#### [Provided material]
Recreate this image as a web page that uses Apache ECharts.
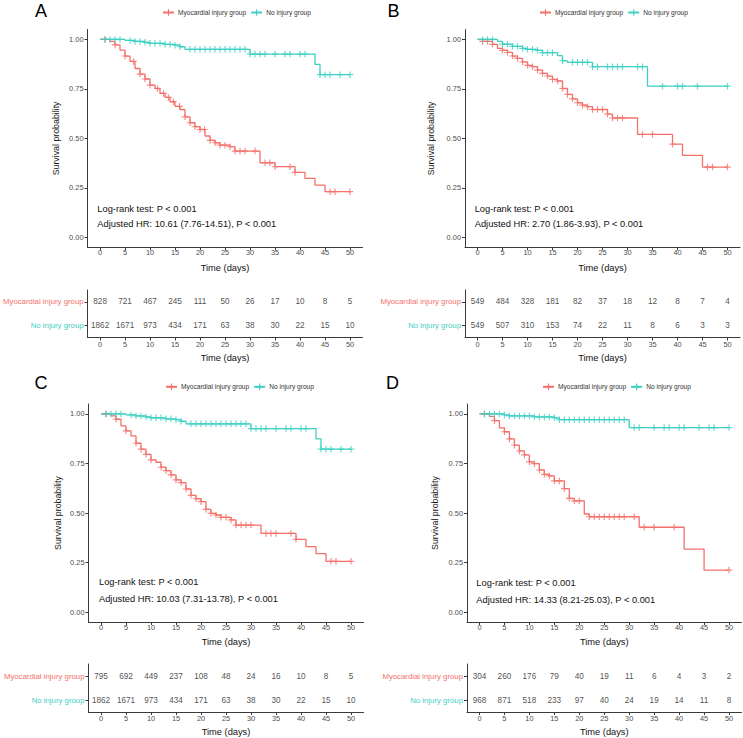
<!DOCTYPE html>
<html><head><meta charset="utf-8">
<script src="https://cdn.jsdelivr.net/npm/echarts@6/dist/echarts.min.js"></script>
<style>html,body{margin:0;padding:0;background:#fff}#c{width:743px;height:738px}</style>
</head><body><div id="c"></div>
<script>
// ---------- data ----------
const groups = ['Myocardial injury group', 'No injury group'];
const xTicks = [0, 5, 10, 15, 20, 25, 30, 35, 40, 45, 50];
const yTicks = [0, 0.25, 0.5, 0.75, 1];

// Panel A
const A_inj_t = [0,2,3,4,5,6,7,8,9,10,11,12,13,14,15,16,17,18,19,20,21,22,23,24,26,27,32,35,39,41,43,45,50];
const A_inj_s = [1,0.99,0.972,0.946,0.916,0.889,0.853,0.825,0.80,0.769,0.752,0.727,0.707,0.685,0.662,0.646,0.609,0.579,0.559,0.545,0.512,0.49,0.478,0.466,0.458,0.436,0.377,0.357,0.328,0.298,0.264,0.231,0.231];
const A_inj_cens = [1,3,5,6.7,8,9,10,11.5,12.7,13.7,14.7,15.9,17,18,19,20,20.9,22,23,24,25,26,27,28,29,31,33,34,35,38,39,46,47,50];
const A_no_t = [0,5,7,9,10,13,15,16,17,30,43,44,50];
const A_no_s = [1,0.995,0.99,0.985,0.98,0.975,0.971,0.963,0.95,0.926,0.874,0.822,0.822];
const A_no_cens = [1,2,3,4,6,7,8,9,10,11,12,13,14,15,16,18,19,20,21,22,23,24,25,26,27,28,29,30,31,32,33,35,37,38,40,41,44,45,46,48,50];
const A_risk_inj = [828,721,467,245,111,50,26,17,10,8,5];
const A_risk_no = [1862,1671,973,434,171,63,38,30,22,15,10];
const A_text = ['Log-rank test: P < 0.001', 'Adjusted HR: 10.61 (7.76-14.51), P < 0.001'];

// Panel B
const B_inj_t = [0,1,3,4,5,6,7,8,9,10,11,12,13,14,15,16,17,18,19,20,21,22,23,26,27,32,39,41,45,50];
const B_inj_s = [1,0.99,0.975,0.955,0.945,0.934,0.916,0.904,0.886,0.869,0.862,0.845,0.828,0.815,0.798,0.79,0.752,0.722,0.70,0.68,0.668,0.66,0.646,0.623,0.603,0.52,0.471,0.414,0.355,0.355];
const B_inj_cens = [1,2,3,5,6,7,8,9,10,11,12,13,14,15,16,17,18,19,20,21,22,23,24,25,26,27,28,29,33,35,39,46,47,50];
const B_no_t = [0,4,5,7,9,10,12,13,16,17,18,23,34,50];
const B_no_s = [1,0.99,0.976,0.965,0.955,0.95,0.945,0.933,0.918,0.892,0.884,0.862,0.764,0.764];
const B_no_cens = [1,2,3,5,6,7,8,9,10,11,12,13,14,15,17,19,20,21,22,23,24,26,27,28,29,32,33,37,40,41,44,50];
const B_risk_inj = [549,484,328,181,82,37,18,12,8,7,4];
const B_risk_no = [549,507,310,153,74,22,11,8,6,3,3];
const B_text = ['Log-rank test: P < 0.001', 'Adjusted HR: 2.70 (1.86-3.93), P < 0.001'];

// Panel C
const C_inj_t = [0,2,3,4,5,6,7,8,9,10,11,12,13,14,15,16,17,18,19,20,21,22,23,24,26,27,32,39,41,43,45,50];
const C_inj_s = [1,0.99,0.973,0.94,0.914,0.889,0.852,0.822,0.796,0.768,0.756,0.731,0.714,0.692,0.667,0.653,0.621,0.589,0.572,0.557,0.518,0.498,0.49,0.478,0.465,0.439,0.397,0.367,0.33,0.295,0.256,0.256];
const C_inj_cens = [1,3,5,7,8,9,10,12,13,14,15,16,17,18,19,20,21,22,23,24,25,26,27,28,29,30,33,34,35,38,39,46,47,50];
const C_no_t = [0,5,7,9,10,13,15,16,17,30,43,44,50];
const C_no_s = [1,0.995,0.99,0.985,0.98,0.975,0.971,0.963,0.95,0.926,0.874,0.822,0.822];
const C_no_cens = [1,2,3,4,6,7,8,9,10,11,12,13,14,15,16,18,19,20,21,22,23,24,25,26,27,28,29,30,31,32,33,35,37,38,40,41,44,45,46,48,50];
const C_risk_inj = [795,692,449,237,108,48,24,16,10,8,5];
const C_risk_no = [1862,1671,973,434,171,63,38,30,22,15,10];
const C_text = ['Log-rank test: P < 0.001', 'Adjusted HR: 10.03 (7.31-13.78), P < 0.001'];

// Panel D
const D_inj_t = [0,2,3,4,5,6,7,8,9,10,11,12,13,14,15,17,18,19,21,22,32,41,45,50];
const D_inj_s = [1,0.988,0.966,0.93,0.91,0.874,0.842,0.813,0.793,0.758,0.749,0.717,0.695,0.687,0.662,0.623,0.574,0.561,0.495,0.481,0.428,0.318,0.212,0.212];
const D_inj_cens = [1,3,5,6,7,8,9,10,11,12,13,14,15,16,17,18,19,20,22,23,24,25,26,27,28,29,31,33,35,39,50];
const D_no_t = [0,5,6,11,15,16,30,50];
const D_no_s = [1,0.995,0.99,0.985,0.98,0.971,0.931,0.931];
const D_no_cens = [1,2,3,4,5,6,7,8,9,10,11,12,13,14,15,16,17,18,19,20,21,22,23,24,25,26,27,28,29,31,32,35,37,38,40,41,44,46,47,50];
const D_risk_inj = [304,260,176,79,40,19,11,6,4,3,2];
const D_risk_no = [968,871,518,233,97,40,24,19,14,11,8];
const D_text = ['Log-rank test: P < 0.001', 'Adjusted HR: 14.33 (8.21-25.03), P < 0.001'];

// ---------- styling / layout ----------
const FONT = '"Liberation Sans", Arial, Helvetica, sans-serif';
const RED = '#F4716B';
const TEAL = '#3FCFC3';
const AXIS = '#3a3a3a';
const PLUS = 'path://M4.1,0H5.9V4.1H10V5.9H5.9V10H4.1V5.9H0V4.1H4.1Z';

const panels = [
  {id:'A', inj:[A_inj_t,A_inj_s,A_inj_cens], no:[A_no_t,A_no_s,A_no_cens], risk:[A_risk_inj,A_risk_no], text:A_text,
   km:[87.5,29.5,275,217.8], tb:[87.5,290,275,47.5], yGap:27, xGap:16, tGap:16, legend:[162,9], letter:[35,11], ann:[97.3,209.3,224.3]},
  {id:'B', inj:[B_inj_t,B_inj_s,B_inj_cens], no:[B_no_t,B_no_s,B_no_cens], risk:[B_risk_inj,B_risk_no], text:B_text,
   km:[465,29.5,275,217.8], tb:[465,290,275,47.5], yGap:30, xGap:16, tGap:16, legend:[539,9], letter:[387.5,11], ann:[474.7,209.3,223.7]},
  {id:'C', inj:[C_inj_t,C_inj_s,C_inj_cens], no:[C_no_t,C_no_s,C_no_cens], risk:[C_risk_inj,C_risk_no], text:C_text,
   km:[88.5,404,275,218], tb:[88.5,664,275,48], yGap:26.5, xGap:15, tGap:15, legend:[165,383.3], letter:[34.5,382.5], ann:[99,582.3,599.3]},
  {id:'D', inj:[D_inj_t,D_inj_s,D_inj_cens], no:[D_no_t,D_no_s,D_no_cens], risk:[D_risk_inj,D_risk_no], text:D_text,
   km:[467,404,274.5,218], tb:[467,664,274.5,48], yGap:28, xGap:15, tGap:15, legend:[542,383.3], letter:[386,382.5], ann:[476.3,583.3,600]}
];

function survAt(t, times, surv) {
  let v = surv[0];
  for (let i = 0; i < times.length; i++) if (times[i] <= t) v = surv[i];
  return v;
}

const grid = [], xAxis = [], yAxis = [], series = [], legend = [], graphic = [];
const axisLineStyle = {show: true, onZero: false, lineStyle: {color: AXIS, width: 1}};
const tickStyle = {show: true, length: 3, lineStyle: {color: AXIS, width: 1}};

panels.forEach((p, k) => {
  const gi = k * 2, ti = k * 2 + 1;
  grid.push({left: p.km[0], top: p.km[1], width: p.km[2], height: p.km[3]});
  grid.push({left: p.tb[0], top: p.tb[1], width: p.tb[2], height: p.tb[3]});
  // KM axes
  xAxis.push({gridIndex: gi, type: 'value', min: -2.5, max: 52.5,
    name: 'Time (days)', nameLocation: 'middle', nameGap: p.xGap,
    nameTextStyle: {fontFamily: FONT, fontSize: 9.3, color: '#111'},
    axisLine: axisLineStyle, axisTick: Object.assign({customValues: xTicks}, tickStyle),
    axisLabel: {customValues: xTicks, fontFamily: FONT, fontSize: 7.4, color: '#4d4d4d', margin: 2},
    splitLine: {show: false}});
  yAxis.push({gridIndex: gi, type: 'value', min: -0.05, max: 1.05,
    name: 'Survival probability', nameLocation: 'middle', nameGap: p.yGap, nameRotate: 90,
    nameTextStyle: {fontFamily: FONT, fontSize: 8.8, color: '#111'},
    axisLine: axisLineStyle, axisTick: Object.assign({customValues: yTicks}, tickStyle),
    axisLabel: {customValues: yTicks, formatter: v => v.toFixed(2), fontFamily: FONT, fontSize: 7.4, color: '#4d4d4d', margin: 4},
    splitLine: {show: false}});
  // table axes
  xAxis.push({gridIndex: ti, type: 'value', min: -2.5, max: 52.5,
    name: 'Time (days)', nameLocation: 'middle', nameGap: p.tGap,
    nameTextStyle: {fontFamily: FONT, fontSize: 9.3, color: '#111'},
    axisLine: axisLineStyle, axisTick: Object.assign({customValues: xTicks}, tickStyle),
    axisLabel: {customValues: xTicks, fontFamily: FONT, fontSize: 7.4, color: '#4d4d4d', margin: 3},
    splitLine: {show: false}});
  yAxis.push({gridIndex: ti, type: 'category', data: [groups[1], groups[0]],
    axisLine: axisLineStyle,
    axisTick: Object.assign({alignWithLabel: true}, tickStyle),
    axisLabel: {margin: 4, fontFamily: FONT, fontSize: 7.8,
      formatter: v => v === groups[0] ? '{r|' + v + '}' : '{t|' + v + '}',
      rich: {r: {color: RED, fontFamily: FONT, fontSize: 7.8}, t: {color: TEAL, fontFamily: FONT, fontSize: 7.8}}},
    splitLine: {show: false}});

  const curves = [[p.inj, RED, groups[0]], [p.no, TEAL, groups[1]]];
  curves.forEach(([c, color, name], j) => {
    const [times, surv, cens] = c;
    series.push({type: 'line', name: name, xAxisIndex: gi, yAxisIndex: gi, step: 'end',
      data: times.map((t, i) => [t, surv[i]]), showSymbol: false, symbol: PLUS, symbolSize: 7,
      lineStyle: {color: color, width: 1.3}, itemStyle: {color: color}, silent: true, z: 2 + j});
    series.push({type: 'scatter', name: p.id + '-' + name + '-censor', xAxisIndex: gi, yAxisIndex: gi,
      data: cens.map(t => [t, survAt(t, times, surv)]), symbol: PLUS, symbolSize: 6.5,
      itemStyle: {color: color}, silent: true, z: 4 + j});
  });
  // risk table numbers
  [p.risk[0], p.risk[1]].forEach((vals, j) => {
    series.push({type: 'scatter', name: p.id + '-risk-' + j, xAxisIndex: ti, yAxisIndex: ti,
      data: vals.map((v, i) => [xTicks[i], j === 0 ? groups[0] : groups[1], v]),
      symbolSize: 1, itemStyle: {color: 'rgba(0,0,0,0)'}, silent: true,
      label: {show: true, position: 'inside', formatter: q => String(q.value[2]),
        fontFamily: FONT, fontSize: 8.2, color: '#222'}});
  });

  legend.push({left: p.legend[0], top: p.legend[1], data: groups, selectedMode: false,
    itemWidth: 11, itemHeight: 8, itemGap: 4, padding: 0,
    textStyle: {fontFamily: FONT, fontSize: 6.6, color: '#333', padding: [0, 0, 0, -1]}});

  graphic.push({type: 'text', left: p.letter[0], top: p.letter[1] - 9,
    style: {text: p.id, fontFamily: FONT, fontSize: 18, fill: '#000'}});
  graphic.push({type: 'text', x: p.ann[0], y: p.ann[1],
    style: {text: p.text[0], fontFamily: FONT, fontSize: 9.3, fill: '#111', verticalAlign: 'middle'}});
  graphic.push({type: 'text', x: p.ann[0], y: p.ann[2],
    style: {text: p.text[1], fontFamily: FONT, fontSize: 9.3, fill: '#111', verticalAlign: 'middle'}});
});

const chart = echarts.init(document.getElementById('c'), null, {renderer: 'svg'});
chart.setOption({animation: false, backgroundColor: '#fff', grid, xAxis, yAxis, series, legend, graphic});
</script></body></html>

#### [What you will do]
Pictures are excluded: retype only the lines from the beginning of the listing above through the line with "const yTicks = [0, 0.25, 0.5, 0.75, 1];", both included.

#### [Right answer]
Recreate this image as a web page that uses Apache ECharts.
<!DOCTYPE html>
<html><head><meta charset="utf-8">
<script src="https://cdn.jsdelivr.net/npm/echarts@6/dist/echarts.min.js"></script>
<style>html,body{margin:0;padding:0;background:#fff}#c{width:743px;height:738px}</style>
</head><body><div id="c"></div>
<script>
// ---------- data ----------
const groups = ['Myocardial injury group', 'No injury group'];
const xTicks = [0, 5, 10, 15, 20, 25, 30, 35, 40, 45, 50];
const yTicks = [0, 0.25, 0.5, 0.75, 1];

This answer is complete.